Figure scripts:
####
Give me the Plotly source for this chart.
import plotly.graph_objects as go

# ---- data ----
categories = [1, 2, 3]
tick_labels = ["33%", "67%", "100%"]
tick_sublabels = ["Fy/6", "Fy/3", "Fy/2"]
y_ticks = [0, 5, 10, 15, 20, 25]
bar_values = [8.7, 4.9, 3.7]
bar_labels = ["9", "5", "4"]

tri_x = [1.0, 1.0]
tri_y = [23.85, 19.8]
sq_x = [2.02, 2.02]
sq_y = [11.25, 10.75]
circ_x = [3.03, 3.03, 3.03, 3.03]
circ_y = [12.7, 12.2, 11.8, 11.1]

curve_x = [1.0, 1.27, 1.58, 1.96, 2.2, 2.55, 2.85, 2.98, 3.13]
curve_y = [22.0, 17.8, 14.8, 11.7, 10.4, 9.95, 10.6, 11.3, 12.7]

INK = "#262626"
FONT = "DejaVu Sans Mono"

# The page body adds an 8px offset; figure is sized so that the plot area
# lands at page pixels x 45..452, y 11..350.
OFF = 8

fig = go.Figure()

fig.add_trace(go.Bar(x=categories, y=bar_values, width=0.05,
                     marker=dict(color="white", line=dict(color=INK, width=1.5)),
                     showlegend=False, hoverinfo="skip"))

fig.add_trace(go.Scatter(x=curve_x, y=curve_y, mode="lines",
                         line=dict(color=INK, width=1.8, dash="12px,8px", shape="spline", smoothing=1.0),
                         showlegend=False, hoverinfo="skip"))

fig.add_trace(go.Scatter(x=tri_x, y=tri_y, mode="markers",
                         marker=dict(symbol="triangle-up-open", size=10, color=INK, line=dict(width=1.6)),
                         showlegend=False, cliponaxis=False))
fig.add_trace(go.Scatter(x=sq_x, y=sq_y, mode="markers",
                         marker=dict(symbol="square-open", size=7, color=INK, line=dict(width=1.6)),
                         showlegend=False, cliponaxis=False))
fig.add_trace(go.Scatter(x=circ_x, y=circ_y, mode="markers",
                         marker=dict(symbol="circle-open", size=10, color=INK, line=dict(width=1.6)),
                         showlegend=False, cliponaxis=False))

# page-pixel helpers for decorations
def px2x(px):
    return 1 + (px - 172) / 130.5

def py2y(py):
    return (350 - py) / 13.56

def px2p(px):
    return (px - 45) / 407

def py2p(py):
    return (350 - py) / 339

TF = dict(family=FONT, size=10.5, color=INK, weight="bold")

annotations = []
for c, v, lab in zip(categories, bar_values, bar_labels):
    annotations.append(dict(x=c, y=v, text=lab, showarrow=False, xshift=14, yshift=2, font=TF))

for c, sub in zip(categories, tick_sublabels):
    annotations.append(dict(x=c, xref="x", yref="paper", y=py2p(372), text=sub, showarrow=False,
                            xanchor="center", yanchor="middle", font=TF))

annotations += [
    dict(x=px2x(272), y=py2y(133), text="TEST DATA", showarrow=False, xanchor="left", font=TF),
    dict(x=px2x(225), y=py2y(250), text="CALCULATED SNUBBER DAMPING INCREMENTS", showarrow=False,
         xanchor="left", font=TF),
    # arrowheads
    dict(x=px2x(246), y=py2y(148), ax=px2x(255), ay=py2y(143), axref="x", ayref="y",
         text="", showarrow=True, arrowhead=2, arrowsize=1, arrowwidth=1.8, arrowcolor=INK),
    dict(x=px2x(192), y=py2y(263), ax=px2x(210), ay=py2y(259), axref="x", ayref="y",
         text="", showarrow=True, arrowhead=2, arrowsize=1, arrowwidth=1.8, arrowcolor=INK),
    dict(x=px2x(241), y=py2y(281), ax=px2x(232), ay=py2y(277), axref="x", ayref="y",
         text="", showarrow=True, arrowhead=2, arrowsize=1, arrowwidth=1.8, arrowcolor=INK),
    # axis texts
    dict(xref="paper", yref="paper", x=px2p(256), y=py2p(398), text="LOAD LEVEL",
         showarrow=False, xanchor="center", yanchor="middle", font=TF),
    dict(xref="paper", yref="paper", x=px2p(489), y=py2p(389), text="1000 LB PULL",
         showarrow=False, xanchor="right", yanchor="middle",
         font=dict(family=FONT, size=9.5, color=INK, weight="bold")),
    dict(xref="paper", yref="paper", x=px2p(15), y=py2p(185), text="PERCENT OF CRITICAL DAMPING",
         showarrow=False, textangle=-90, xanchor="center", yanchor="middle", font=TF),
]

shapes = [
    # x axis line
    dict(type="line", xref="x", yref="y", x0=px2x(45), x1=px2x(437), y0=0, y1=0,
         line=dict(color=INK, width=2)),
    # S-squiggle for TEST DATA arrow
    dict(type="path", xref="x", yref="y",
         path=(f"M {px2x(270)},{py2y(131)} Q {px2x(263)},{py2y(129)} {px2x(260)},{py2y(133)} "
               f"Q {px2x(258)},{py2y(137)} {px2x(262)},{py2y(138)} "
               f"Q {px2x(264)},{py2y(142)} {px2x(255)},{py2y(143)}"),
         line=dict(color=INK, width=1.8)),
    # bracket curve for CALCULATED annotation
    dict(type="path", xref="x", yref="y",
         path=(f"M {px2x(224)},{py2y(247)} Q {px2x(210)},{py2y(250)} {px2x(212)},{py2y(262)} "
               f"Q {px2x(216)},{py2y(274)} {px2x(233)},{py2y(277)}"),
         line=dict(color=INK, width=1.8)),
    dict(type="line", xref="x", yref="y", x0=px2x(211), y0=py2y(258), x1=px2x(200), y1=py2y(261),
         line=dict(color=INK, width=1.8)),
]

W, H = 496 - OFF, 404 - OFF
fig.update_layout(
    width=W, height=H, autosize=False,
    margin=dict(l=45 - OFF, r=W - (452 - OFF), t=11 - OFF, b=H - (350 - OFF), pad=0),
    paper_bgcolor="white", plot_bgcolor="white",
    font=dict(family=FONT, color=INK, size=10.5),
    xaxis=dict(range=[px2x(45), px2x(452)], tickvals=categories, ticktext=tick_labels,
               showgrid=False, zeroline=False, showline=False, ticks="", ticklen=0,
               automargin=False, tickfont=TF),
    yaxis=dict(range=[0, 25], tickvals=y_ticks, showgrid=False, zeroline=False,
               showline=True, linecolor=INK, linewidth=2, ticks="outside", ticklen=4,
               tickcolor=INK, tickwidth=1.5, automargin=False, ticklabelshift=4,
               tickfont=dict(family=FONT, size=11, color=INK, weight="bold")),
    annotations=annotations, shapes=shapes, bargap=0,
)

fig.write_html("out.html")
####
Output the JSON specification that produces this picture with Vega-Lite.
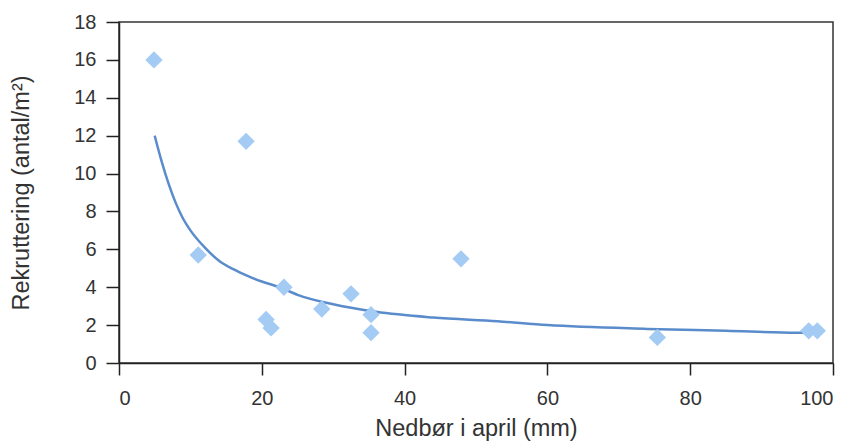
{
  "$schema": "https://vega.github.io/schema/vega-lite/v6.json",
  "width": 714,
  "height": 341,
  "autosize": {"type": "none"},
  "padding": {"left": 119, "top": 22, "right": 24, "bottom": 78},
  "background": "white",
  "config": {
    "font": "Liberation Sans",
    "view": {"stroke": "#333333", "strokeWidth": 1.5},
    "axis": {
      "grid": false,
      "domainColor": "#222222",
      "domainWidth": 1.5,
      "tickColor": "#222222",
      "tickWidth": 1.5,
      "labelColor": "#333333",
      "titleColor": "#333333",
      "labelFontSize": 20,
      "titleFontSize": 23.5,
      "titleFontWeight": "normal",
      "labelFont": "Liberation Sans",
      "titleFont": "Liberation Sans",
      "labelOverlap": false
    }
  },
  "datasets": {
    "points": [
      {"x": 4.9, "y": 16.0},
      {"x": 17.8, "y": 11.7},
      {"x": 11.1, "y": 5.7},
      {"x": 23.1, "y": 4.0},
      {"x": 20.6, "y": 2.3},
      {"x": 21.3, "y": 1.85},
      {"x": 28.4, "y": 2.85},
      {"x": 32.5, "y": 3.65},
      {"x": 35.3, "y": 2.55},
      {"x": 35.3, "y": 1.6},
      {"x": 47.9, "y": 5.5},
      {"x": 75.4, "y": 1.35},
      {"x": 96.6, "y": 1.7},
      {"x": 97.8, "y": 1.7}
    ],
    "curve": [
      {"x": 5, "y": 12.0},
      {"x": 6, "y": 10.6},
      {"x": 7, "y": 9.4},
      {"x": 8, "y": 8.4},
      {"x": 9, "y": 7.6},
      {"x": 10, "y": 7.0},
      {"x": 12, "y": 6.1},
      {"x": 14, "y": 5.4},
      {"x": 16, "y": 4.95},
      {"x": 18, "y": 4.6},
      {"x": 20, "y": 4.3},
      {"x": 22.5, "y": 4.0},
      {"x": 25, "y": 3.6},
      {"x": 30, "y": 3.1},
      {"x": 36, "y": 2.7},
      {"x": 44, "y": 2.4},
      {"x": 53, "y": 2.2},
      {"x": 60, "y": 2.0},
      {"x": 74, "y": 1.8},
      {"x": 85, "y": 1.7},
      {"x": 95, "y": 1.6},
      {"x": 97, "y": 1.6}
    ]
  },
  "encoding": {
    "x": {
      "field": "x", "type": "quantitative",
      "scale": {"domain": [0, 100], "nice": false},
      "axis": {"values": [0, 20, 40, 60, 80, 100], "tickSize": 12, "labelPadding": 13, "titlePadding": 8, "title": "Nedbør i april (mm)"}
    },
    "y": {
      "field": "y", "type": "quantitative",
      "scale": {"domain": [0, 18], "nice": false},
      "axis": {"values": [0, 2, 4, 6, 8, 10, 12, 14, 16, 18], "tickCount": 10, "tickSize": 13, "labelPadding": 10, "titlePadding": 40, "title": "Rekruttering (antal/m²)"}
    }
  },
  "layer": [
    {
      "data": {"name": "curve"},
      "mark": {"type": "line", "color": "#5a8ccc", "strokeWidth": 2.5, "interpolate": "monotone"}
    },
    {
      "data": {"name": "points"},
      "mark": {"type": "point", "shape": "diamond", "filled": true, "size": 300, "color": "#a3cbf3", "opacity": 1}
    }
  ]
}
####
Using the entries above, return exactly the lines from the line with "Give me the Plotly source for this chart." to the line with "fig = go.Figure()", counting both of those lines.

Give me the Plotly source for this chart.
import plotly.graph_objects as go

# ---- data ----
categories = [1, 2, 3]
tick_labels = ["33%", "67%", "100%"]
tick_sublabels = ["Fy/6", "Fy/3", "Fy/2"]
y_ticks = [0, 5, 10, 15, 20, 25]
bar_values = [8.7, 4.9, 3.7]
bar_labels = ["9", "5", "4"]

tri_x = [1.0, 1.0]
tri_y = [23.85, 19.8]
sq_x = [2.02, 2.02]
sq_y = [11.25, 10.75]
circ_x = [3.03, 3.03, 3.03, 3.03]
circ_y = [12.7, 12.2, 11.8, 11.1]

curve_x = [1.0, 1.27, 1.58, 1.96, 2.2, 2.55, 2.85, 2.98, 3.13]
curve_y = [22.0, 17.8, 14.8, 11.7, 10.4, 9.95, 10.6, 11.3, 12.7]

INK = "#262626"
FONT = "DejaVu Sans Mono"

# The page body adds an 8px offset; figure is sized so that the plot area
# lands at page pixels x 45..452, y 11..350.
OFF = 8

fig = go.Figure()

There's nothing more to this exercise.